_WHAT TO PRODUCE_
Transcribe only the part of the material below that begins at the line containing "Reproduce this chart with D3.js." and ends at the line containing "var capYears = [2020, 2021, 2022, 2023, 2024, 2025]", with both kept and images left out.

_SOURCE RECORDS_
● ● ● ● ● ● ●

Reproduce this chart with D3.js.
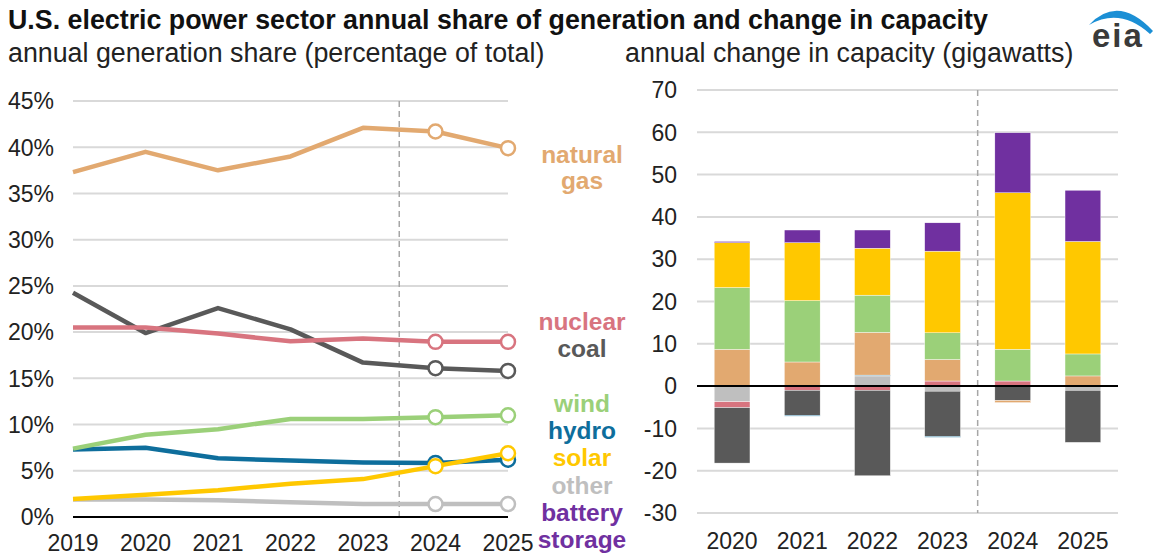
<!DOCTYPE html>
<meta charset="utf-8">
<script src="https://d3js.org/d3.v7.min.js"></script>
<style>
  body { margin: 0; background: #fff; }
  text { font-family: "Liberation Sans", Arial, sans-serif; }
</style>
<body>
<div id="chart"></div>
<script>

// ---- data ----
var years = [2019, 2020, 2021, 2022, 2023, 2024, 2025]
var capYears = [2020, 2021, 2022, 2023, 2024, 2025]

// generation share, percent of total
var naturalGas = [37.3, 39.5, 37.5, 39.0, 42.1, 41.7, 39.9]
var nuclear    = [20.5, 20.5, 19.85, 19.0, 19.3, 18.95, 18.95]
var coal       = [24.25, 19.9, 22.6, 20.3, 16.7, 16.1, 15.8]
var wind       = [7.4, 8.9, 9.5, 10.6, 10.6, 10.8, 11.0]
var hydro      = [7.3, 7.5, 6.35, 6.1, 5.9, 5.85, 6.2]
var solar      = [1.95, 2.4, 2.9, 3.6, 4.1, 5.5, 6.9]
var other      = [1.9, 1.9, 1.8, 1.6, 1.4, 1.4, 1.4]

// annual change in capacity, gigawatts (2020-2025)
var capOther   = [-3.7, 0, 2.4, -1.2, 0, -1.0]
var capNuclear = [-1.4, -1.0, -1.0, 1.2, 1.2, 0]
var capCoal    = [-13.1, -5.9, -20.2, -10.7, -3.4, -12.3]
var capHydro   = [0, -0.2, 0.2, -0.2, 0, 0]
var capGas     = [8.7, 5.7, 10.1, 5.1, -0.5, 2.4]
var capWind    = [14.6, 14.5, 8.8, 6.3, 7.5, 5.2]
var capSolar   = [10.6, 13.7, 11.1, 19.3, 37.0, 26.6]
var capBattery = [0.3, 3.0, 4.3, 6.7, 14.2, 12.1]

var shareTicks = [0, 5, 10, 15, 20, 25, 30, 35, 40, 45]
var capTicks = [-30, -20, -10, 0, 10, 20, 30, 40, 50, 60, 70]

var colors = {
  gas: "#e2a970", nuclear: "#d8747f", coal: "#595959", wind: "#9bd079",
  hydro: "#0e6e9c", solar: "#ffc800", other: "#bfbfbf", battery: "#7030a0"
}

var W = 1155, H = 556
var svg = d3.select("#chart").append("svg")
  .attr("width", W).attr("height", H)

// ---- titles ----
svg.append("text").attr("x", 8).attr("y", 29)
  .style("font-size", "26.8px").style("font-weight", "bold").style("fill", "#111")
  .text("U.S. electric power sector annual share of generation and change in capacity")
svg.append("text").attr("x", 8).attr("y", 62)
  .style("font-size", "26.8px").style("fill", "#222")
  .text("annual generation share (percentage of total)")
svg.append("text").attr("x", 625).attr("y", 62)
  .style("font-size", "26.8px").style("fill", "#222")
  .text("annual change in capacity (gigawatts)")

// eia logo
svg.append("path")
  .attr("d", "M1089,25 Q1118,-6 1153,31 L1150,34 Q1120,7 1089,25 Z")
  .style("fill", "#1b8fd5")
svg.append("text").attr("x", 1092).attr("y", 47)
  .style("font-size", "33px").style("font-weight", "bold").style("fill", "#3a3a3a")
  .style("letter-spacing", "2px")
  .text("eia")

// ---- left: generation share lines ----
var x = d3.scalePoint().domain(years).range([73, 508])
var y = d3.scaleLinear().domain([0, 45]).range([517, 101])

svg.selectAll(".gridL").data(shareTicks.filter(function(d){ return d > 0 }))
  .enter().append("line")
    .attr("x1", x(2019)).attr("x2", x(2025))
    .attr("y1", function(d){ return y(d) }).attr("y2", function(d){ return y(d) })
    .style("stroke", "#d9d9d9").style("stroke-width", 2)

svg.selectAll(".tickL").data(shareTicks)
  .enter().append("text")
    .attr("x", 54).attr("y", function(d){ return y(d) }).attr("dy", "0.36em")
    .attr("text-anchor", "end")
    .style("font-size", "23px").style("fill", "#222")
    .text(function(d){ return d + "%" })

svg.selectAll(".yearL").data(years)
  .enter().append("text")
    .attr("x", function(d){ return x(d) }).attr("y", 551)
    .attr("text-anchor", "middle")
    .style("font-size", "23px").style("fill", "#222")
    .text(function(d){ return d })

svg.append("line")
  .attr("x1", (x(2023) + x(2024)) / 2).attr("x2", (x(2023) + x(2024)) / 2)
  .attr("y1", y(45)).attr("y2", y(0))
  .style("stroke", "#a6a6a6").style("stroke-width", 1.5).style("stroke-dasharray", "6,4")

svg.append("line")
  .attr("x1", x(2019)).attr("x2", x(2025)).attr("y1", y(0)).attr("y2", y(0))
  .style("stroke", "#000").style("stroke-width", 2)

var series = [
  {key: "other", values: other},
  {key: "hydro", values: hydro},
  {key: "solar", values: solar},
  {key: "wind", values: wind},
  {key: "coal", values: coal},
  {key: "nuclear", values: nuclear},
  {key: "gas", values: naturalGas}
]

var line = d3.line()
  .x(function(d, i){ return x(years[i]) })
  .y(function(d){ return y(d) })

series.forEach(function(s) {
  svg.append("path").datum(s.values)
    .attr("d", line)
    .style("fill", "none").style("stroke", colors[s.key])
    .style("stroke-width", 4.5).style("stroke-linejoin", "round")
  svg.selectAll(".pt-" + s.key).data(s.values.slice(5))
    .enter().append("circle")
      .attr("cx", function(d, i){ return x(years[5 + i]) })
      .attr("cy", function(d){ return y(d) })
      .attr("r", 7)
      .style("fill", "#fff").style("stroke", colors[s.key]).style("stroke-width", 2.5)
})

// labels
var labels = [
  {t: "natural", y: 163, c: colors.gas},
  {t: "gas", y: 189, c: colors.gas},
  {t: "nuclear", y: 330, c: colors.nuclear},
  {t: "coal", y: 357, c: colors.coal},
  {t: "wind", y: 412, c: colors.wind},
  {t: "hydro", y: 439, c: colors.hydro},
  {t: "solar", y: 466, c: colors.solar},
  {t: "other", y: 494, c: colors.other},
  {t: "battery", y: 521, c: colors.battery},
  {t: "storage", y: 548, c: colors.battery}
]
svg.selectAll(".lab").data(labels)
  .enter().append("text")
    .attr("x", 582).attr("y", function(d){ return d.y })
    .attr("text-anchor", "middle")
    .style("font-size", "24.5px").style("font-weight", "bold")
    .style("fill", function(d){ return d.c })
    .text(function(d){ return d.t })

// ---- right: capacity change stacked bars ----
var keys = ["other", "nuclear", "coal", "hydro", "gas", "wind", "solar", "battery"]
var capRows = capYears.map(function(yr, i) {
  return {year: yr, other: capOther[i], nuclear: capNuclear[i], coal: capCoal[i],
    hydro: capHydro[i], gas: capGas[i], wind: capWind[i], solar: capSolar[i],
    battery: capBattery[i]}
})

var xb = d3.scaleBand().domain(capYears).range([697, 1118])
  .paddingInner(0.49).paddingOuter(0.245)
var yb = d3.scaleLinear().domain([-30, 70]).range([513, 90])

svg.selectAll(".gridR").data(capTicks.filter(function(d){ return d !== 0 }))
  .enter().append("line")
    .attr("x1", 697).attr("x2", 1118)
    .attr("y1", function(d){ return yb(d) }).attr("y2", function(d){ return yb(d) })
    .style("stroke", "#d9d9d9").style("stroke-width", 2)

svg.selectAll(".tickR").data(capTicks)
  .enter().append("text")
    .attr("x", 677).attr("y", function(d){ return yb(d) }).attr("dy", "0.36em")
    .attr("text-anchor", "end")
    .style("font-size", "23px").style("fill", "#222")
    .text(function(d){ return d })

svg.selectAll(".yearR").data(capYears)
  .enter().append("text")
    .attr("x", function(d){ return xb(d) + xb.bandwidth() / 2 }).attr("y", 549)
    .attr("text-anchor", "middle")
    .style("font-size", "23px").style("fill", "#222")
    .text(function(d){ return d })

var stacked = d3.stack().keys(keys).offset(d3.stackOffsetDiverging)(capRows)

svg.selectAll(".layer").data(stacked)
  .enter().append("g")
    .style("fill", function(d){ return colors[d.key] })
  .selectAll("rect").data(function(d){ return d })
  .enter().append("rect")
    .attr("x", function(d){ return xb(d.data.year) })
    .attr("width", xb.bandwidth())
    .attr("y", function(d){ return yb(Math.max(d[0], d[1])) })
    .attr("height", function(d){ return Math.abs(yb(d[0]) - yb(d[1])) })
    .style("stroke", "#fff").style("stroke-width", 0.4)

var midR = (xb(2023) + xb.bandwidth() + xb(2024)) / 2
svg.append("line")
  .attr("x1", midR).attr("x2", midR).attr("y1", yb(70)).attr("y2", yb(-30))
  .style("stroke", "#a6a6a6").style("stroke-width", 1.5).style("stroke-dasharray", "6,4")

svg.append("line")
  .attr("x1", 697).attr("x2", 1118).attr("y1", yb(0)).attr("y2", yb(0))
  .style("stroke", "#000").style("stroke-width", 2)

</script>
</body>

● ● ● ● ● ● ●

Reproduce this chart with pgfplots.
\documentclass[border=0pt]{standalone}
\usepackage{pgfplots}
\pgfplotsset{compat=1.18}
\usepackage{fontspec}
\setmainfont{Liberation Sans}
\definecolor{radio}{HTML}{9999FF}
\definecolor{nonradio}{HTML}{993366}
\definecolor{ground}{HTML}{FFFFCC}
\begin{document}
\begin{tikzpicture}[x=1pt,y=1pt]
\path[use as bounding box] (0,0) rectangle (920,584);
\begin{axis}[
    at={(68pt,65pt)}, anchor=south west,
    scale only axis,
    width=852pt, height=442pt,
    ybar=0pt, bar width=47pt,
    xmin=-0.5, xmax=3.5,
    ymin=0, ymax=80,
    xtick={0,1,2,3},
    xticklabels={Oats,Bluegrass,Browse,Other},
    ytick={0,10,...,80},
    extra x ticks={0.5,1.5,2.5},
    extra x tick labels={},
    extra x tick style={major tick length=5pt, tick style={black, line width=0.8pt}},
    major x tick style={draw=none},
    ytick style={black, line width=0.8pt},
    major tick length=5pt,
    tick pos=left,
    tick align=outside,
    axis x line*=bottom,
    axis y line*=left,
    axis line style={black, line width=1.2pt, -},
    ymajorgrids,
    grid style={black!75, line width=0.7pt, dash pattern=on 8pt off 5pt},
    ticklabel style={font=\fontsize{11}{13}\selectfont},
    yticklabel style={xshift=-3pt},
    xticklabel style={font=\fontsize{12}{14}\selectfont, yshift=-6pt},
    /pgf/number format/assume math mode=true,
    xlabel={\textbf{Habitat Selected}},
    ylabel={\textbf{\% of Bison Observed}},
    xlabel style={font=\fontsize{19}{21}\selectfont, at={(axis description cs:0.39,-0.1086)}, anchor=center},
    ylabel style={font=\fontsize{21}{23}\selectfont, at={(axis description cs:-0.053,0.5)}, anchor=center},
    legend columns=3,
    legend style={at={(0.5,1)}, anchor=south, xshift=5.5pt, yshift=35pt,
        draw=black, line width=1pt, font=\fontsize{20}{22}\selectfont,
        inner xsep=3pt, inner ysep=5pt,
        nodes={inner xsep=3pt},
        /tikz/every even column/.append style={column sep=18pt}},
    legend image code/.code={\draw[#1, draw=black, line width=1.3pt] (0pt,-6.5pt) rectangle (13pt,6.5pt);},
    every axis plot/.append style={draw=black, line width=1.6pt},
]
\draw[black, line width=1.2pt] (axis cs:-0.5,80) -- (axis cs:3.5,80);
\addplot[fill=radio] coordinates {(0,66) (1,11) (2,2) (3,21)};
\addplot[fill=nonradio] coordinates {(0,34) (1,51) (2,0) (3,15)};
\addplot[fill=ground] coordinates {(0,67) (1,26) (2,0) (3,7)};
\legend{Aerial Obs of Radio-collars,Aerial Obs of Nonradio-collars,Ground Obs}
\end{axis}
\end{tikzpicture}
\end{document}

● ● ● ● ● ● ●

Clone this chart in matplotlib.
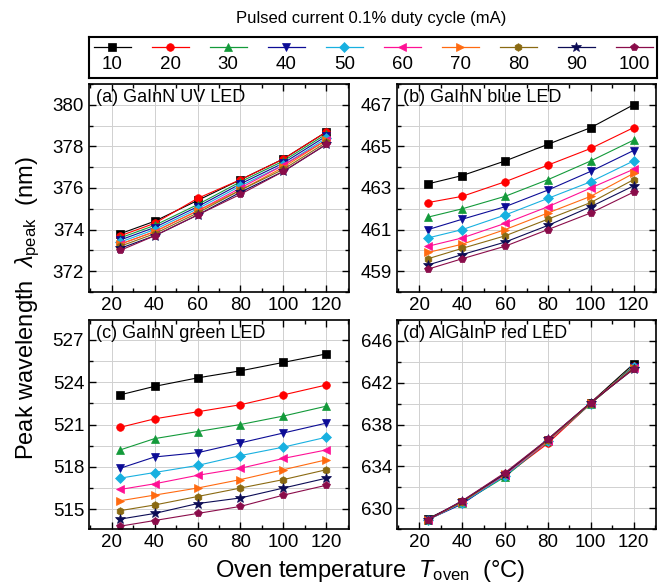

● ● ● ● ● ● ●

_SOLUTION FOR THIS TASK_
Reproduce this chart with D3.js.
<!DOCTYPE html>
<meta charset="utf-8">
<script src="https://d3js.org/d3.v7.min.js"></script>
<style>
  body { margin: 0; background: #fff; }
  text { font-family: "Liberation Sans", Arial, sans-serif; }
</style>
<body>
<div id="chart"></div>
<script>

// ---- data ----
var years = [2019, 2020, 2021, 2022, 2023, 2024, 2025]
var capYears = [2020, 2021, 2022, 2023, 2024, 2025]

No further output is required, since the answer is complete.